#### Data for this exercise ####

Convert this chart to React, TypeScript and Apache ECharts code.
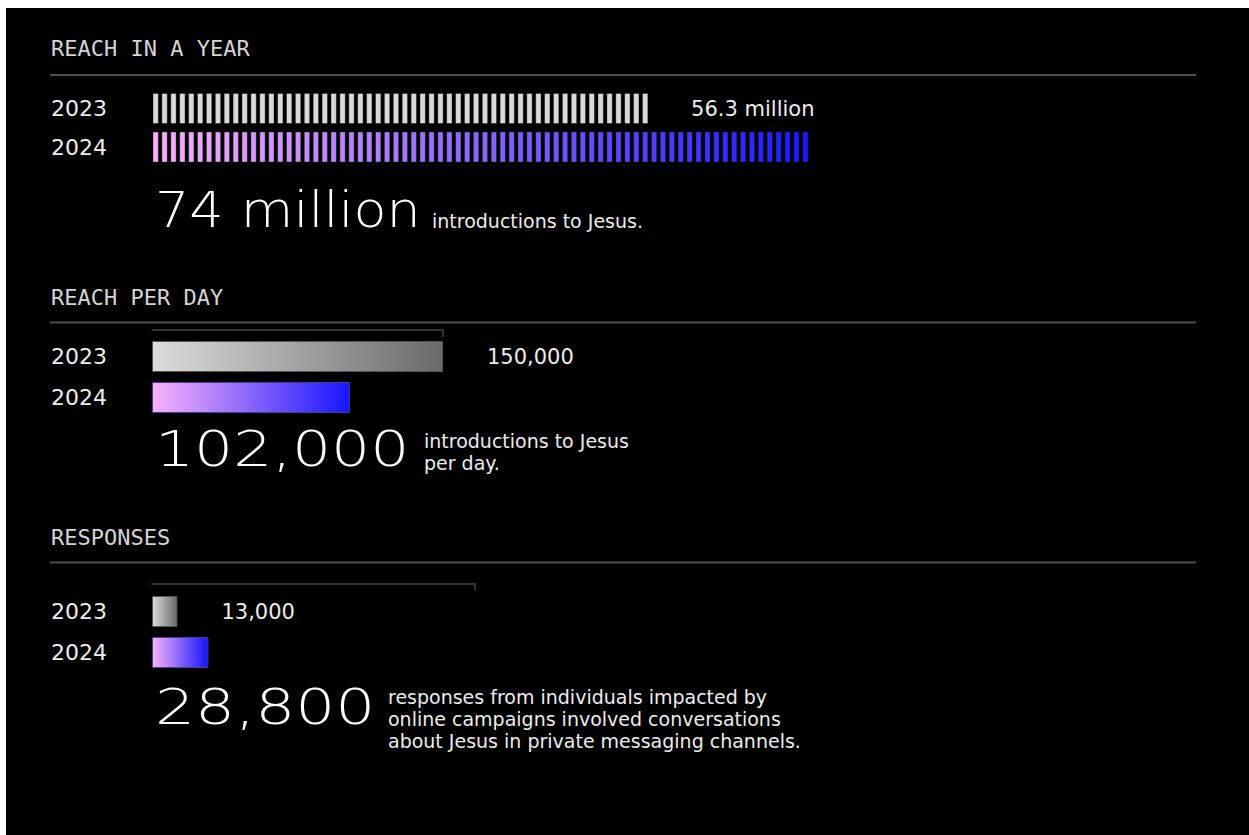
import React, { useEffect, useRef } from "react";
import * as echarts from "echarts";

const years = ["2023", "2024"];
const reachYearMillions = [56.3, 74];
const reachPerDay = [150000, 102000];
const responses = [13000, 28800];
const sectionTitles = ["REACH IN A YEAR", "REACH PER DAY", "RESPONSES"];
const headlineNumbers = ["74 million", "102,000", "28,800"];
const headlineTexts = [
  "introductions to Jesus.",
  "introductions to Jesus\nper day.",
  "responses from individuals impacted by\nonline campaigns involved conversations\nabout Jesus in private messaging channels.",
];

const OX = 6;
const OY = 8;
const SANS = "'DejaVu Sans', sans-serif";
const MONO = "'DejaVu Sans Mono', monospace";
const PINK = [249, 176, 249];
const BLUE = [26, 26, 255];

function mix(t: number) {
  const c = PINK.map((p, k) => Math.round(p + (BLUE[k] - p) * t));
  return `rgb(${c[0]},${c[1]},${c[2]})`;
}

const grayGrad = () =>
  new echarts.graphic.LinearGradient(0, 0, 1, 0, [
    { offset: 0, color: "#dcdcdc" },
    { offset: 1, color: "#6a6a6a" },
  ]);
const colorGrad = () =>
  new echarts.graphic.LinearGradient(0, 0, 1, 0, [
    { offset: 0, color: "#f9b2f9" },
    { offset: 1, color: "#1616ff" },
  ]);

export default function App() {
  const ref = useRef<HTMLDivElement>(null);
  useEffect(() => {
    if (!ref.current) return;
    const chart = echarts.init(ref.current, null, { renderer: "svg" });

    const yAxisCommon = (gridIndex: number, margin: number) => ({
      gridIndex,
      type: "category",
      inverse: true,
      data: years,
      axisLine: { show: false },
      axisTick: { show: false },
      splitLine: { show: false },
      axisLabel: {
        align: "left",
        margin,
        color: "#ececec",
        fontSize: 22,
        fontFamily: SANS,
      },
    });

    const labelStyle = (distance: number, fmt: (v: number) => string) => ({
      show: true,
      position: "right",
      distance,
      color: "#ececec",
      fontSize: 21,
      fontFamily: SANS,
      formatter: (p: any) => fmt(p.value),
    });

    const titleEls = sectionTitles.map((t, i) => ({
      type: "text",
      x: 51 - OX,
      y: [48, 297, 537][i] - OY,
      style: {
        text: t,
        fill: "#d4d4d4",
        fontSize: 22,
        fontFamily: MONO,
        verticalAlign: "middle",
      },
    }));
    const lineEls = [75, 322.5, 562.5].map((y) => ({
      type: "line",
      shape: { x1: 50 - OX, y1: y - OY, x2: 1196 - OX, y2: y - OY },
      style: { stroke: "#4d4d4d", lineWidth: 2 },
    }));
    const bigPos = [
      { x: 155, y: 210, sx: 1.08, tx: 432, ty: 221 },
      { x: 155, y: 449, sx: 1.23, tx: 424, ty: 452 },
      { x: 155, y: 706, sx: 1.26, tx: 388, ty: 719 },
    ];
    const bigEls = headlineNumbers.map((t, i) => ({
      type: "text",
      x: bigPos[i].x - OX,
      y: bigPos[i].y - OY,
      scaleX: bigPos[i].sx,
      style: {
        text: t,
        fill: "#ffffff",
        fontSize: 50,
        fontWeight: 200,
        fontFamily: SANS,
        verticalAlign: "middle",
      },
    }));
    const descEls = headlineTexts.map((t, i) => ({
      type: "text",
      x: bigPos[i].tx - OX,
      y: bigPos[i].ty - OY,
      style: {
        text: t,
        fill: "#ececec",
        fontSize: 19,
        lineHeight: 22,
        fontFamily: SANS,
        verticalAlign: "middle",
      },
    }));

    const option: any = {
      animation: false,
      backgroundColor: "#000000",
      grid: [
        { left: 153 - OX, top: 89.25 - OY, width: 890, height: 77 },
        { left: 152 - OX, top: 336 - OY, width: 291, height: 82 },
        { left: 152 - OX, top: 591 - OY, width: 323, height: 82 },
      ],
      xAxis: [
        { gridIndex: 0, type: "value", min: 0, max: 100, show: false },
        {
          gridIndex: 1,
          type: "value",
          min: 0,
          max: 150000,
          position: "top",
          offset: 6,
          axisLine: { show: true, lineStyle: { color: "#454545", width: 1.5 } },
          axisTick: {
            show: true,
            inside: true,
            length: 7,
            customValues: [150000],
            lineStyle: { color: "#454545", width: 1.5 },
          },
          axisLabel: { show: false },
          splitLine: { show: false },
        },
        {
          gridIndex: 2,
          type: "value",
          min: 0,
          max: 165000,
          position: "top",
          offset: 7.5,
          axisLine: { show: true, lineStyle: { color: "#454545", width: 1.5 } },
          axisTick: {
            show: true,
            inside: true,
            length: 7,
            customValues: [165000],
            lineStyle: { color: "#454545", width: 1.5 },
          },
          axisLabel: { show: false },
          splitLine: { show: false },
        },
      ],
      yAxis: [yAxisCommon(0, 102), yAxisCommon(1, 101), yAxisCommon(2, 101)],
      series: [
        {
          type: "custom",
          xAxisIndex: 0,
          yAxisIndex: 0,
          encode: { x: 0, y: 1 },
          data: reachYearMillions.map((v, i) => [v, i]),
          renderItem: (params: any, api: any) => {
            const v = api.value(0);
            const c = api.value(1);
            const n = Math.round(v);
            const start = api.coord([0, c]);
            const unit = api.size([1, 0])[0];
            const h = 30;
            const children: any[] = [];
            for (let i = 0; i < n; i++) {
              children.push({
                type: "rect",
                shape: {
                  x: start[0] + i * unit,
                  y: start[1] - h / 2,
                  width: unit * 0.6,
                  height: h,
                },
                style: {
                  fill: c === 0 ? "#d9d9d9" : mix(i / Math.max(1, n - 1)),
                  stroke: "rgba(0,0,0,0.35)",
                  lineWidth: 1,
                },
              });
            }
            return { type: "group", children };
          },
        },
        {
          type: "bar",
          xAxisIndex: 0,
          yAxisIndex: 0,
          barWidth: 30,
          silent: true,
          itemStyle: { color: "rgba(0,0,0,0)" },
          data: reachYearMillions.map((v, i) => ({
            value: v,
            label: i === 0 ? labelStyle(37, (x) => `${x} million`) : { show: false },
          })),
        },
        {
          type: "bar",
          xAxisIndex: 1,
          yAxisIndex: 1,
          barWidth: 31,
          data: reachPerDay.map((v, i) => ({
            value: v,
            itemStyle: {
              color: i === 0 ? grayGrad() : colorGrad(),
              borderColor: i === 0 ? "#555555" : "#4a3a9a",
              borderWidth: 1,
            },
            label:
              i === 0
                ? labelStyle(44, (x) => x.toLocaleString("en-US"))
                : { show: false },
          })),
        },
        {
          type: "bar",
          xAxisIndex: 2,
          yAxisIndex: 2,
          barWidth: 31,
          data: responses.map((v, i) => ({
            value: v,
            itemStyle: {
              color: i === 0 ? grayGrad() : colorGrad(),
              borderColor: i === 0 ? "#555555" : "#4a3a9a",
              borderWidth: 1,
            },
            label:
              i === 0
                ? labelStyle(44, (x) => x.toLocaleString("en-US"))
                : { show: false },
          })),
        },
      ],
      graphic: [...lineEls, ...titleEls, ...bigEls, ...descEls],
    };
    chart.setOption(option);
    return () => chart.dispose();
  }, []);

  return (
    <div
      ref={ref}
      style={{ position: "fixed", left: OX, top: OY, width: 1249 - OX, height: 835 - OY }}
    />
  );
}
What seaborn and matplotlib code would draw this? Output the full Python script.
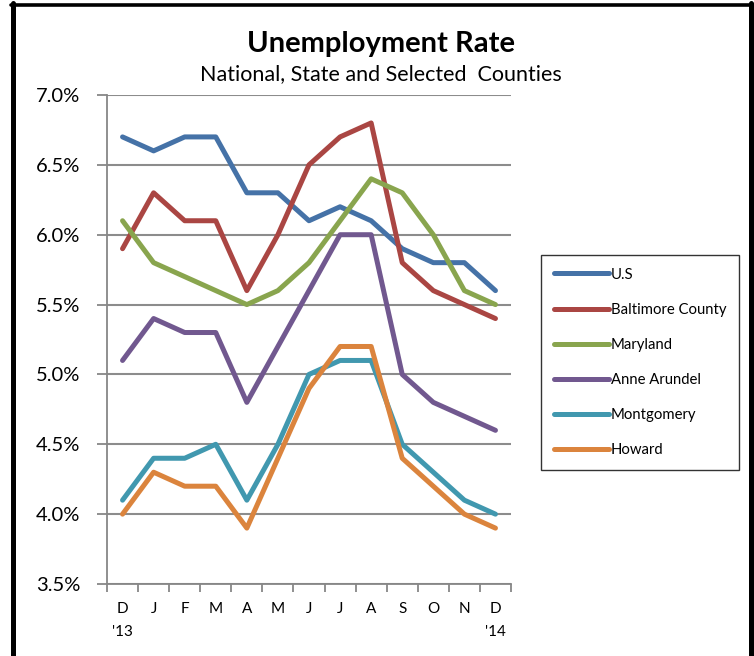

####

Send back the data above word for word, with the pictures left out.

Solution to this task
Convert this chart to React, TypeScript and Apache ECharts code.
import React, { useEffect, useRef } from "react";
import * as echarts from "echarts";

const years = ["2023", "2024"];
const reachYearMillions = [56.3, 74];
const reachPerDay = [150000, 102000];
const responses = [13000, 28800];
const sectionTitles = ["REACH IN A YEAR", "REACH PER DAY", "RESPONSES"];
const headlineNumbers = ["74 million", "102,000", "28,800"];
const headlineTexts = [
  "introductions to Jesus.",
  "introductions to Jesus\nper day.",
  "responses from individuals impacted by\nonline campaigns involved conversations\nabout Jesus in private messaging channels.",
];

const OX = 6;
const OY = 8;
const SANS = "'DejaVu Sans', sans-serif";
const MONO = "'DejaVu Sans Mono', monospace";
const PINK = [249, 176, 249];
const BLUE = [26, 26, 255];

function mix(t: number) {
  const c = PINK.map((p, k) => Math.round(p + (BLUE[k] - p) * t));
  return `rgb(${c[0]},${c[1]},${c[2]})`;
}

const grayGrad = () =>
  new echarts.graphic.LinearGradient(0, 0, 1, 0, [
    { offset: 0, color: "#dcdcdc" },
    { offset: 1, color: "#6a6a6a" },
  ]);
const colorGrad = () =>
  new echarts.graphic.LinearGradient(0, 0, 1, 0, [
    { offset: 0, color: "#f9b2f9" },
    { offset: 1, color: "#1616ff" },
  ]);

export default function App() {
  const ref = useRef<HTMLDivElement>(null);
  useEffect(() => {
    if (!ref.current) return;
    const chart = echarts.init(ref.current, null, { renderer: "svg" });

    const yAxisCommon = (gridIndex: number, margin: number) => ({
      gridIndex,
      type: "category",
      inverse: true,
      data: years,
      axisLine: { show: false },
      axisTick: { show: false },
      splitLine: { show: false },
      axisLabel: {
        align: "left",
        margin,
        color: "#ececec",
        fontSize: 22,
        fontFamily: SANS,
      },
    });

    const labelStyle = (distance: number, fmt: (v: number) => string) => ({
      show: true,
      position: "right",
      distance,
      color: "#ececec",
      fontSize: 21,
      fontFamily: SANS,
      formatter: (p: any) => fmt(p.value),
    });

    const titleEls = sectionTitles.map((t, i) => ({
      type: "text",
      x: 51 - OX,
      y: [48, 297, 537][i] - OY,
      style: {
        text: t,
        fill: "#d4d4d4",
        fontSize: 22,
        fontFamily: MONO,
        verticalAlign: "middle",
      },
    }));
    const lineEls = [75, 322.5, 562.5].map((y) => ({
      type: "line",
      shape: { x1: 50 - OX, y1: y - OY, x2: 1196 - OX, y2: y - OY },
      style: { stroke: "#4d4d4d", lineWidth: 2 },
    }));
    const bigPos = [
      { x: 155, y: 210, sx: 1.08, tx: 432, ty: 221 },
      { x: 155, y: 449, sx: 1.23, tx: 424, ty: 452 },
      { x: 155, y: 706, sx: 1.26, tx: 388, ty: 719 },
    ];
    const bigEls = headlineNumbers.map((t, i) => ({
      type: "text",
      x: bigPos[i].x - OX,
      y: bigPos[i].y - OY,
      scaleX: bigPos[i].sx,
      style: {
        text: t,
        fill: "#ffffff",
        fontSize: 50,
        fontWeight: 200,
        fontFamily: SANS,
        verticalAlign: "middle",
      },
    }));
    const descEls = headlineTexts.map((t, i) => ({
      type: "text",
      x: bigPos[i].tx - OX,
      y: bigPos[i].ty - OY,
      style: {
        text: t,
        fill: "#ececec",
        fontSize: 19,
        lineHeight: 22,
        fontFamily: SANS,
        verticalAlign: "middle",
      },
    }));

    const option: any = {
      animation: false,
      backgroundColor: "#000000",
      grid: [
        { left: 153 - OX, top: 89.25 - OY, width: 890, height: 77 },
        { left: 152 - OX, top: 336 - OY, width: 291, height: 82 },
        { left: 152 - OX, top: 591 - OY, width: 323, height: 82 },
      ],
      xAxis: [
        { gridIndex: 0, type: "value", min: 0, max: 100, show: false },
        {
          gridIndex: 1,
          type: "value",
          min: 0,
          max: 150000,
          position: "top",
          offset: 6,
          axisLine: { show: true, lineStyle: { color: "#454545", width: 1.5 } },
          axisTick: {
            show: true,
            inside: true,
            length: 7,
            customValues: [150000],
            lineStyle: { color: "#454545", width: 1.5 },
          },
          axisLabel: { show: false },
          splitLine: { show: false },
        },
        {
          gridIndex: 2,
          type: "value",
          min: 0,
          max: 165000,
          position: "top",
          offset: 7.5,
          axisLine: { show: true, lineStyle: { color: "#454545", width: 1.5 } },
          axisTick: {
            show: true,
            inside: true,
            length: 7,
            customValues: [165000],
            lineStyle: { color: "#454545", width: 1.5 },
          },
          axisLabel: { show: false },
          splitLine: { show: false },
        },
      ],
      yAxis: [yAxisCommon(0, 102), yAxisCommon(1, 101), yAxisCommon(2, 101)],
      series: [
        {
          type: "custom",
          xAxisIndex: 0,
          yAxisIndex: 0,
          encode: { x: 0, y: 1 },
          data: reachYearMillions.map((v, i) => [v, i]),
          renderItem: (params: any, api: any) => {
            const v = api.value(0);
            const c = api.value(1);
            const n = Math.round(v);
            const start = api.coord([0, c]);
            const unit = api.size([1, 0])[0];
            const h = 30;
            const children: any[] = [];
            for (let i = 0; i < n; i++) {
              children.push({
                type: "rect",
                shape: {
                  x: start[0] + i * unit,
                  y: start[1] - h / 2,
                  width: unit * 0.6,
                  height: h,
                },
                style: {
                  fill: c === 0 ? "#d9d9d9" : mix(i / Math.max(1, n - 1)),
                  stroke: "rgba(0,0,0,0.35)",
                  lineWidth: 1,
                },
              });
            }
            return { type: "group", children };
          },
        },
        {
          type: "bar",
          xAxisIndex: 0,
          yAxisIndex: 0,
          barWidth: 30,
          silent: true,
          itemStyle: { color: "rgba(0,0,0,0)" },
          data: reachYearMillions.map((v, i) => ({
            value: v,
            label: i === 0 ? labelStyle(37, (x) => `${x} million`) : { show: false },
          })),
        },
        {
          type: "bar",
          xAxisIndex: 1,
          yAxisIndex: 1,
          barWidth: 31,
          data: reachPerDay.map((v, i) => ({
            value: v,
            itemStyle: {
              color: i === 0 ? grayGrad() : colorGrad(),
              borderColor: i === 0 ? "#555555" : "#4a3a9a",
              borderWidth: 1,
            },
            label:
              i === 0
                ? labelStyle(44, (x) => x.toLocaleString("en-US"))
                : { show: false },
          })),
        },
        {
          type: "bar",
          xAxisIndex: 2,
          yAxisIndex: 2,
          barWidth: 31,
          data: responses.map((v, i) => ({
            value: v,
            itemStyle: {
              color: i === 0 ? grayGrad() : colorGrad(),
              borderColor: i === 0 ? "#555555" : "#4a3a9a",
              borderWidth: 1,
            },
            label:
              i === 0
                ? labelStyle(44, (x) => x.toLocaleString("en-US"))
                : { show: false },
          })),
        },
      ],
      graphic: [...lineEls, ...titleEls, ...bigEls, ...descEls],
    };
    chart.setOption(option);
    return () => chart.dispose();
  }, []);

  return (
    <div
      ref={ref}
      style={{ position: "fixed", left: OX, top: OY, width: 1249 - OX, height: 835 - OY }}
    />
  );
}
What seaborn and matplotlib code would draw this? Output the full Python script.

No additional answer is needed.